Major questions doctrine

The Court majority ruled:

But in what the dissent calls the “key case” in this area, Brown & Williamson, post, at 15, the Court could not have been clearer: “In extraordinary cases ... there may be reason to hesitate” before accepting a reading of a statute that would, under more “ordinary” circumstances, be upheld. 529 U. S., at 159. Or, as we put it more recently, we “typically greet” assertions of “extravagant statutory power over the national economy” with “skepticism.” Utility Air, 573 U. S., at 324. The dissent attempts to fit the analysis in these cases within routine statutory interpretation, but the bottom line—a requirement of “clear congressional authorization,” ibid.—confirms that the approach under the major questions doctrine is distinct.
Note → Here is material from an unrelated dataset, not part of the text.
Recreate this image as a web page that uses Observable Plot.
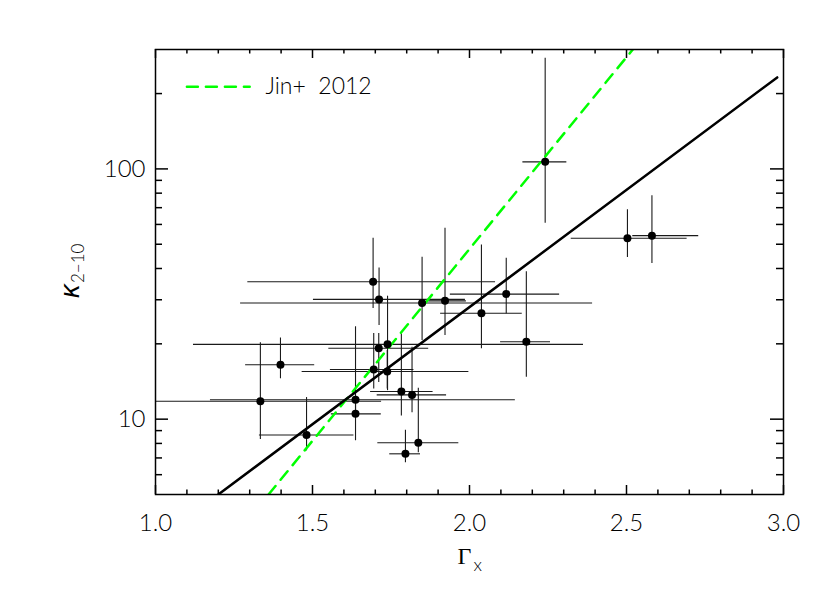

As for the major questions doctrine “label[],” post, at 13, it took hold because it refers to an identifiable body of law that has developed over a series of significant cases all addressing a particular and recurring problem: agencies asserting highly consequential power beyond what Congress could reasonably be understood to have granted. Scholars and jurists have recognized the common threads between those decisions. So have we. See Utility Air, 573 U. S., at 324 (citing Brown & Williamson and MCI); King v. Burwell, 576 U. S. 473, 486 (2015) (citing Utility Air, Brown & Williamson, and Gonzales).